McWilliam has lively, ripe and intense red and black fruits on the nose, accompanied by sandalwood, tumeric, bay leaf and tobacco. The palate is multilayered, lush, languid and warm, boasting sweet and savoury fruits, ripe tannins, fantastically integrated oak and a lovely, refreshing finish. Top-notch Australian fare (15%).
Not available in the UK or USA

‘OPULENCE’ and ‘EUCALYPT-SCENTED black fruit’ were just some of the characteristics of this Australian red blend, which wowed the judges in a three-way taste-off with Portugal’s Douro Valley and the Apalta sub-region in Chile’s Colchagua region.

McWilliam’s 1877 is both a ‘new’ Australian wine and a traditional blend. New because some of the Cabernet Sauvignon for this Shiraz-Cabernet comes from Hilltops, a cooler region in New South Wales which winemaker Andrew Higgins believes remains untapped as a premium wine source.

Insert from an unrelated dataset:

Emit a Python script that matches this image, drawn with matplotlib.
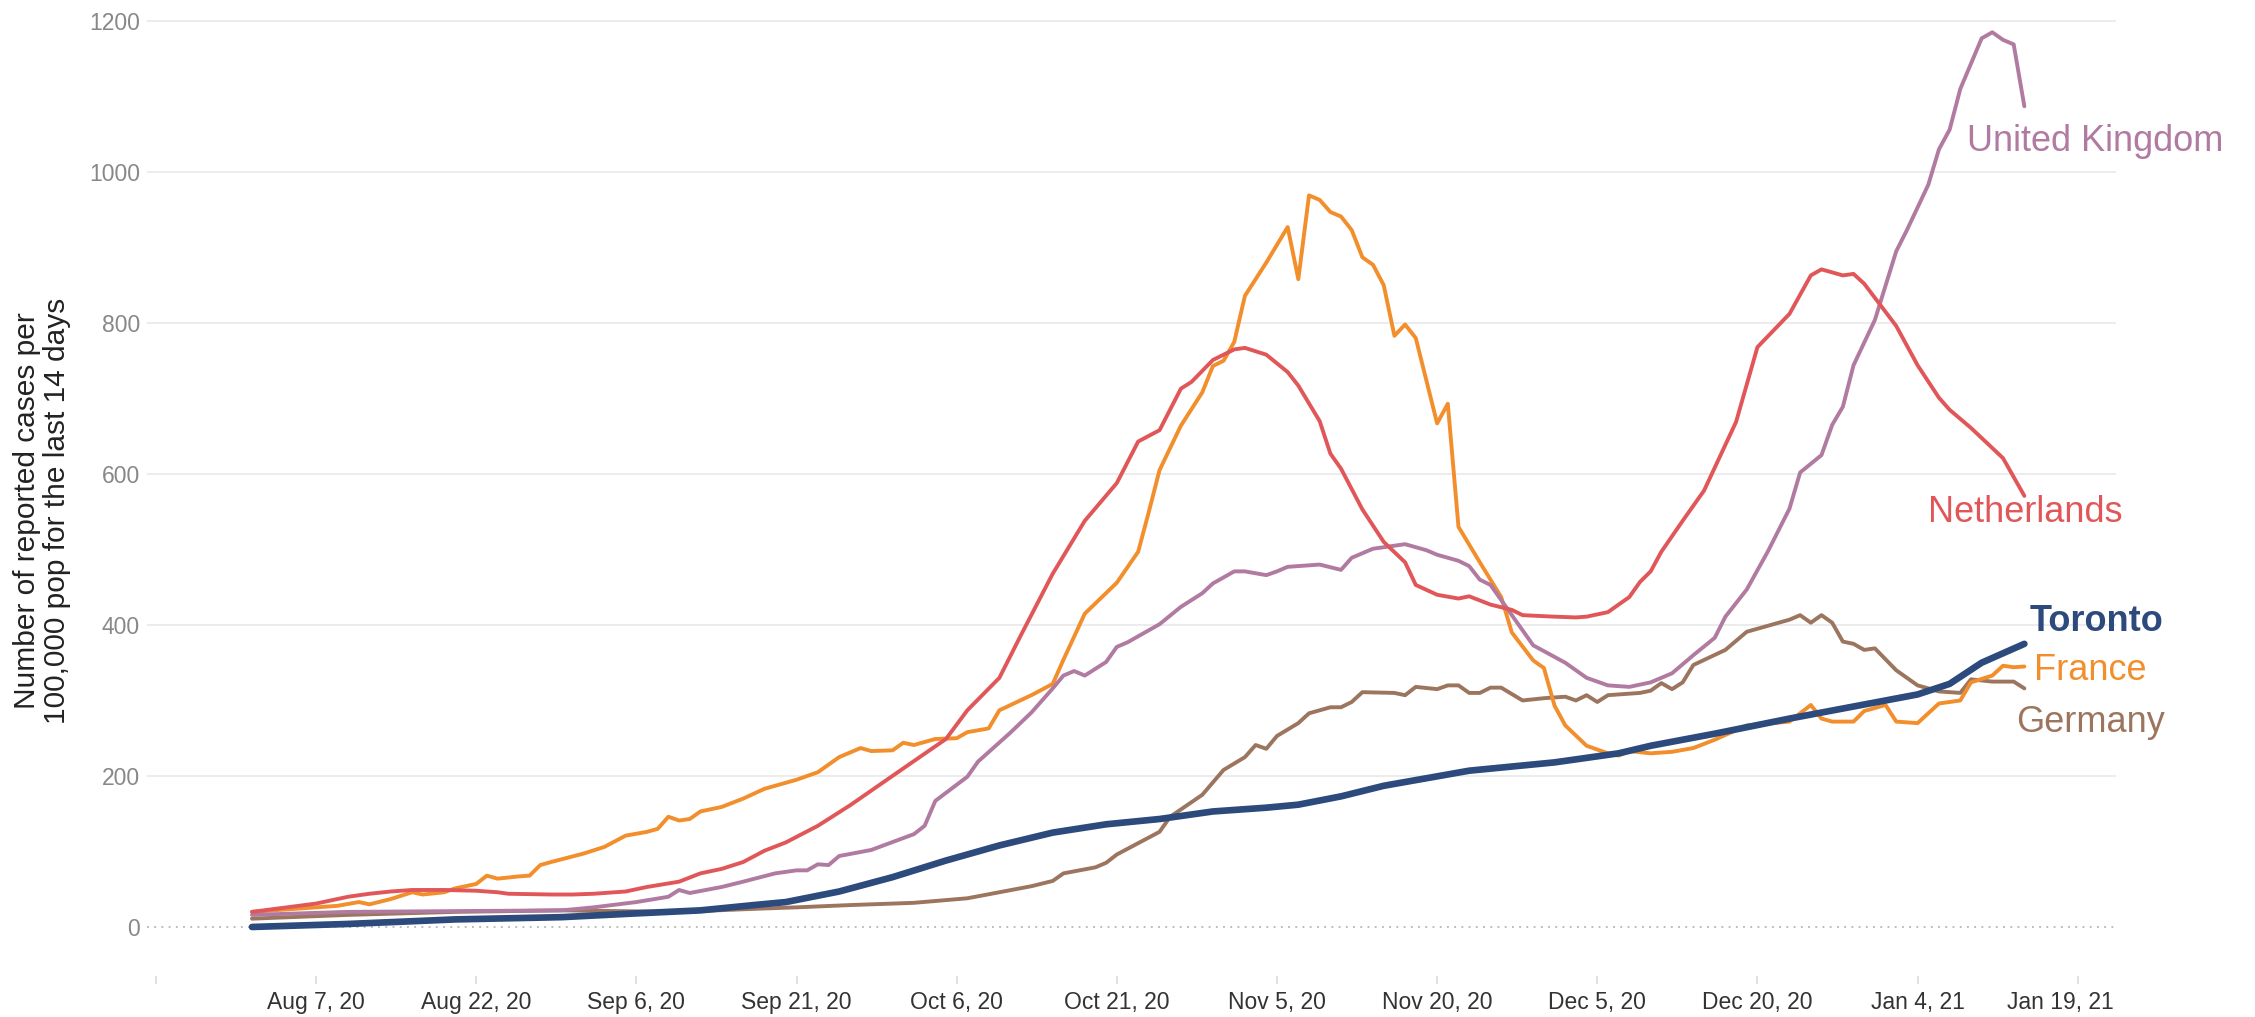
import numpy as np
import matplotlib
matplotlib.use("Agg")
import matplotlib.pyplot as plt
import matplotlib.transforms as mtransforms

plt.rcParams['font.family'] = ['Liberation Sans', 'DejaVu Sans']

# day offsets are counted from Aug 1, 2020
START = np.datetime64('2020-08-01')

toronto_days = [0, 9, 19, 29, 36, 42, 47, 50, 55, 60, 65, 70, 75, 80, 85, 90, 95, 98,
                102, 106, 114, 122, 128, 131, 137, 144, 150, 156, 159, 162, 166]
toronto_vals = [0, 4, 10, 13, 18, 22, 29, 33, 47, 66, 88, 108, 125, 136, 143, 153, 158, 162,
                173, 187, 207, 218, 230, 240, 256, 276, 292, 308, 322, 350, 375]

nl_days = [0, 6, 9, 11, 13, 15, 18, 21, 23, 24, 28, 30, 32, 35, 37, 40, 42, 44, 46, 48, 50,
           53, 56, 61, 65, 67, 70, 72, 75, 78, 81, 83, 85, 87, 88, 90, 92, 93, 95, 97, 98,
           100, 101, 102, 104, 106, 108, 109, 111, 113, 114, 116, 118, 119, 122, 124, 125,
           127, 129, 130, 131, 132, 134, 136, 139, 141, 144, 146, 147, 149, 150, 151, 154,
           156, 158, 159, 161, 164, 166]
nl_vals = [20, 31, 40, 44, 47, 49, 49, 48, 46, 44, 43, 43, 44, 47, 53, 60, 71, 77, 86, 101, 112,
           134, 161, 210, 249, 287, 330, 386, 468, 538, 588, 643, 658, 713, 722, 751, 765, 767,
           758, 735, 717, 670, 627, 607, 553, 510, 483, 453, 440, 435, 438, 427, 420, 413, 411,
           410, 411, 417, 437, 457, 471, 497, 538, 578, 669, 768, 812, 863, 871, 863, 865, 852,
           796, 744, 701, 685, 661, 621, 571]

fr_days = [0, 4, 8, 10, 11, 13, 15, 16, 18, 19, 21, 22, 23, 25, 26, 27, 28, 31, 33, 35, 37,
           38, 39, 40, 41, 42, 44, 46, 48, 50, 51, 53, 55, 57, 58, 60, 61, 62, 64, 66, 67, 69,
           70, 73, 75, 76, 78, 81, 83, 84, 85, 87, 89, 90, 91, 92, 93, 95, 97, 98, 99, 100,
           101, 102, 103, 104, 105, 106, 107, 108, 109, 111, 112, 113, 115, 117, 118, 120, 121,
           122, 123, 125, 127, 128, 129, 131, 133, 135, 137, 140, 144, 146, 147, 148, 150, 151,
           153, 154, 156, 158, 160, 161, 163, 164, 165, 166]
fr_vals = [20, 24, 28, 33, 30, 37, 46, 43, 46, 51, 57, 68, 64, 67, 68, 82, 86, 97, 106, 121, 126,
           130, 146, 141, 143, 153, 159, 170, 183, 191, 195, 205, 225, 237, 233, 234, 244, 241,
           249, 250, 258, 263, 287, 307, 322, 354, 415, 456, 497, 550, 605, 664, 708, 743, 750,
           775, 836, 880, 927, 858, 969, 963, 947, 941, 923, 887, 877, 850, 783, 798, 780, 667,
           693, 530, 483, 437, 390, 353, 343, 293, 267, 240, 230, 227, 233, 230, 232, 237, 248,
           267, 272, 294, 276, 272, 272, 286, 294, 272, 270, 296, 300, 324, 333, 346, 344, 345]

uk_days = [0, 9, 19, 29, 32, 36, 39, 40, 41, 44, 46, 49, 51, 52, 53, 54, 55, 58, 62, 63, 64,
           67, 68, 71, 73, 75, 76, 77, 78, 80, 81, 82, 85, 87, 89, 90, 92, 93, 95, 96, 97, 100,
           102, 103, 105, 108, 110, 111, 113, 114, 115, 116, 118, 120, 123, 125, 127, 129, 131,
           133, 135, 137, 138, 140, 142, 144, 145, 147, 148, 149, 150, 152, 154, 155, 157, 158,
           159, 160, 162, 163, 164, 165, 166]
uk_vals = [16, 20, 21, 22, 26, 33, 40, 49, 45, 53, 60, 71, 75, 75, 83, 82, 94, 102, 123, 134, 167,
           199, 219, 257, 284, 316, 333, 339, 333, 351, 371, 377, 401, 424, 442, 455, 471, 471,
           466, 471, 477, 480, 473, 489, 501, 507, 499, 493, 485, 478, 460, 453, 413, 373, 350,
           330, 320, 318, 324, 336, 360, 383, 411, 447, 498, 554, 602, 625, 665, 689, 744, 804,
           895, 923, 983, 1030, 1056, 1110, 1177, 1185, 1175, 1169, 1087]

de_days = [0, 9, 19, 29, 40, 47, 51, 56, 62, 67, 70, 73, 75, 76, 79, 80, 81, 83, 85, 86, 89,
           91, 93, 94, 95, 96, 98, 99, 101, 102, 103, 104, 107, 108, 109, 111, 112, 113, 114,
           115, 116, 117, 119, 121, 123, 124, 125, 126, 127, 130, 131, 132, 133, 134, 135, 138,
           140, 143, 144, 145, 146, 147, 148, 149, 150, 151, 152, 154, 156, 158, 160, 161, 163,
           165, 166]
de_vals = [11, 16, 20, 22, 20, 24, 26, 29, 32, 38, 46, 54, 61, 71, 79, 85, 96, 111, 126, 146, 175,
           208, 225, 241, 236, 253, 270, 283, 291, 291, 298, 311, 310, 307, 318, 315, 320, 320,
           310, 310, 317, 317, 300, 303, 305, 300, 307, 298, 307, 310, 313, 323, 315, 324, 347,
           367, 391, 403, 407, 413, 403, 413, 403, 378, 375, 367, 369, 340, 320, 312, 310, 328,
           325, 325, 316]

tick_days = [-9, 6, 21, 36, 51, 66, 81, 96, 111, 126, 141, 156, 171]
tick_labels = ['', 'Aug 7, 20', 'Aug 22, 20', 'Sep 6, 20', 'Sep 21, 20', 'Oct 6, 20',
               'Oct 21, 20', 'Nov 5, 20', 'Nov 20, 20', 'Dec 5, 20', 'Dec 20, 20',
               'Jan 4, 21', 'Jan 19, 21']
y_ticks = [0, 200, 400, 600, 800, 1000, 1200]


def to_dates(days):
    return START + np.array(days).astype('timedelta64[D]')


# name, days, values, colour, width, label position (day, value), bold
series = [
    ('Germany', de_days, de_vals, '#9c755f', 2.8, (165.2, 258), False),
    ('France', fr_days, fr_vals, '#f28e2b', 2.8, (166.9, 327), False),
    ('United Kingdom', uk_days, uk_vals, '#b07aa1', 2.8, (160.6, 1028), False),
    ('Netherlands', nl_days, nl_vals, '#e15759', 2.8, (157.0, 536), False),
    ('Toronto', toronto_days, toronto_vals, '#2c4a7c', 4.8, (166.5, 392), True),
]

W, H = 2255, 1017
fig = plt.figure(figsize=(W / 100, H / 100), dpi=100)
ax = fig.add_axes([147 / W, 33.4 / H, (2116 - 147) / W, 981.5 / H])

# grid lines
for yv in y_ticks:
    if yv == 0:
        ax.axhline(0, color='#b5b5b5', lw=1.3, ls=(0, (1, 3)), zorder=1)
    else:
        ax.axhline(yv, color='#ececec', lw=1.4, zorder=1)

for name, d, v, col, lw, (lx, ly), bold in series:
    ax.plot(to_dates(d), v, color=col, lw=lw, solid_joinstyle='round',
            solid_capstyle='round', zorder=3)
    ax.text(to_dates([lx])[0] if False else START + np.timedelta64(int(round(lx * 24)), 'h'),
            ly, name, color=col, fontsize=26, ha='left', va='baseline',
            fontweight='bold' if bold else 'normal', zorder=4)

ax.set_xlim(START + np.timedelta64(int(-9.84 * 24), 'h'),
            START + np.timedelta64(int(174.6 * 24), 'h'))
ax.set_ylim(-75, 1225)

ax.set_xticks(to_dates(tick_days))
ax.set_xticklabels(tick_labels)
ax.set_yticks(y_ticks)
ax.set_yticklabels([str(t) for t in y_ticks])

ax.tick_params(axis='x', direction='in', length=6, width=1.2, color='#dcdcdc',
               labelsize=16.5, labelcolor='#333333', pad=5)
ax.tick_params(axis='y', length=0, labelsize=16.5, labelcolor='#888888', pad=5)

# last label sits inside the axis end
last = ax.get_xticklabels()[-1]
last.set_transform(last.get_transform() + mtransforms.ScaledTranslation(-17 / 100, 0, fig.dpi_scale_trans))

for s in ax.spines.values():
    s.set_visible(False)

fig.text(42 / W, 1 - 511 / H, 'Number of reported cases per\n100,000 pop for the last 14 days',
         rotation=90, ha='center', va='center', fontsize=21.5, color='#222222',
         linespacing=1.05)

fig.savefig('out.png', dpi=100, facecolor='white')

Traditional because this is the great Australian blend – Shiraz and Cabernet – and because it is made with minimal rules. ‘The history behind the wine is that it came about as a vehicle to highlight the quality of fruit and wine resources that are available at McWilliams, and what can be made of them when there are no appellation-like rules restricting multi-varietal and multi-regional blends,’ says Higgins.

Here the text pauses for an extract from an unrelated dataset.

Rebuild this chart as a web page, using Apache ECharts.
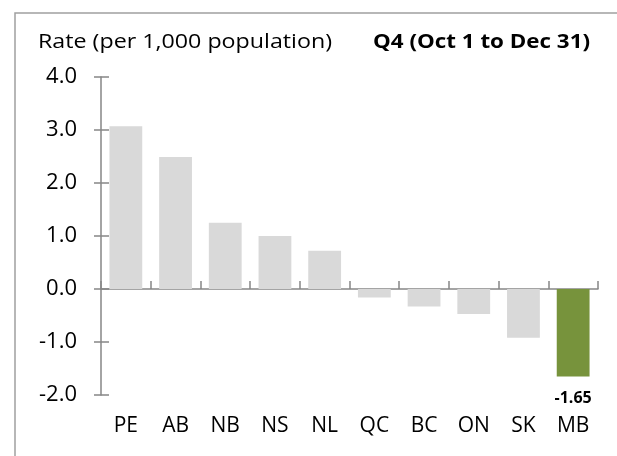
<!DOCTYPE html>
<html>
<head>
<meta charset="utf-8">
<script src="https://cdn.jsdelivr.net/npm/echarts@6/dist/echarts.min.js"></script>
<style>html,body{margin:0;padding:0;background:#fff}#c{width:617px;height:456px}</style>
</head>
<body>
<div id="c"></div>
<script>
var categories = ['PE', 'AB', 'NB', 'NS', 'NL', 'QC', 'BC', 'ON', 'SK', 'MB'];
var values = [3.07, 2.49, 1.25, 1.0, 0.72, -0.16, -0.33, -0.47, -0.92, -1.65];
var highlight = 'MB';
var yTicks = [-2, -1, 0, 1, 2, 3, 4];
var axisTitle = 'Rate (per 1,000 population)';
var periodTitle = 'Q4 (Oct 1 to Dec 31)';

var FONT = 'Open Sans';
function fitScale(text, font, target) {
  var ctx = document.createElement('canvas').getContext('2d');
  ctx.font = font;
  var w = ctx.measureText(text).width;
  return w > 0 ? target / w : 1;
}
var s1 = fitScale(axisTitle, 'normal 20px "Open Sans"', 294);
var s2 = fitScale(periodTitle, 'bold 20px "Open Sans"', 217);

var chart = echarts.init(document.getElementById('c'));
var data = values.map(function (v, i) {
  var isH = categories[i] === highlight;
  return {
    value: v,
    itemStyle: { color: isH ? '#77933c' : '#d9d9d9' },
    label: isH ? {
      show: true, position: 'bottom', distance: 14,
      formatter: function (p) { return p.value.toFixed(2); },
      fontFamily: FONT, fontWeight: 'bold', fontSize: 16, color: '#000'
    } : { show: false }
  };
});
chart.setOption({
  animation: false,
  graphic: [
    { type: 'rect', shape: { x: 15, y: 13, width: 700, height: 600 }, style: { fill: 'none', stroke: '#a0a0a0', lineWidth: 1.5 }, z: 0 },
    { type: 'text', x: 38, y: 42, scaleX: s1, style: { text: axisTitle, fontFamily: FONT, fontSize: 20, fontWeight: 'normal', fill: '#000', verticalAlign: 'middle', align: 'left' } },
    { type: 'text', x: 373, y: 42, scaleX: s2, style: { text: periodTitle, fontFamily: FONT, fontSize: 20, fontWeight: 'bold', fill: '#000', verticalAlign: 'middle', align: 'left' } }
  ],
  grid: { left: 101, right: 19, top: 77, bottom: 61 },
  xAxis: [
    {
      type: 'category', data: categories, position: 'bottom',
      axisLine: { onZero: true, lineStyle: { color: '#868686', width: 1.5 } },
      axisTick: { show: true, inside: true, length: 8, alignWithLabel: false, lineStyle: { color: '#868686', width: 1.5 } },
      axisLabel: { show: false }
    },
    {
      type: 'category', data: categories, position: 'bottom', gridIndex: 0,
      axisLine: { show: false, onZero: false },
      axisTick: { show: false },
      axisLabel: { show: true, margin: 21, fontFamily: FONT, fontSize: 21, color: '#000' }
    }
  ],
  yAxis: [
    {
      type: 'value', min: yTicks[0], max: yTicks[yTicks.length - 1], interval: 1,
      splitLine: { show: false },
      axisLine: { show: true, lineStyle: { color: '#868686', width: 1.5 } },
      axisTick: { show: true, length: 7, lineStyle: { color: '#868686', width: 1.5 } },
      axisLabel: { margin: 24, fontFamily: FONT, fontSize: 22, color: '#000', formatter: function (v) { return v.toFixed(1); } }
    },
    {
      type: 'value', min: yTicks[0], max: yTicks[yTicks.length - 1], interval: 1, position: 'left',
      splitLine: { show: false },
      axisLine: { show: false },
      axisTick: { show: true, inside: true, length: 8, lineStyle: { color: '#868686', width: 1.5 } },
      axisLabel: { show: false }
    }
  ],
  series: [{
    type: 'bar', data: data, barWidth: '66%', xAxisIndex: 0, yAxisIndex: 0
  }]
});
</script>
</body>
</html>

So the Shiraz is grown in the restrictive grey clay soils of the Tatachilla sub-region of McLaren Vale, giving wines with rich, supple tannins and dark chocolate fruit.

The Hilltops Cabernet, meanwhile, is sourced from close to the township of Young, the vines grown on deep red soils with minimal irrigation that give vibrant blackberry and dried herb flavours with elegant tannins.

Additional Cabernet fruit originates from the famous terra rossa soils of Coonawarra, bringing to the finished wine notes of cassis and blueberry, as well as long and finegrained tannins.

‘It is a true winemaker’s blend,’ says Higgins, ‘full-bodied, in a traditional Australian style.’

Andrew Higgins

McWilliams winemaker Andrew Higgins says this blend capitalises on Australia’s lack of wine rules

Tasted against

Quinta da Fronteira, Reserva, Douro, Portugal 2012 • Ventisquero, Vertice, Apalta, Colchagua, Chile 2011.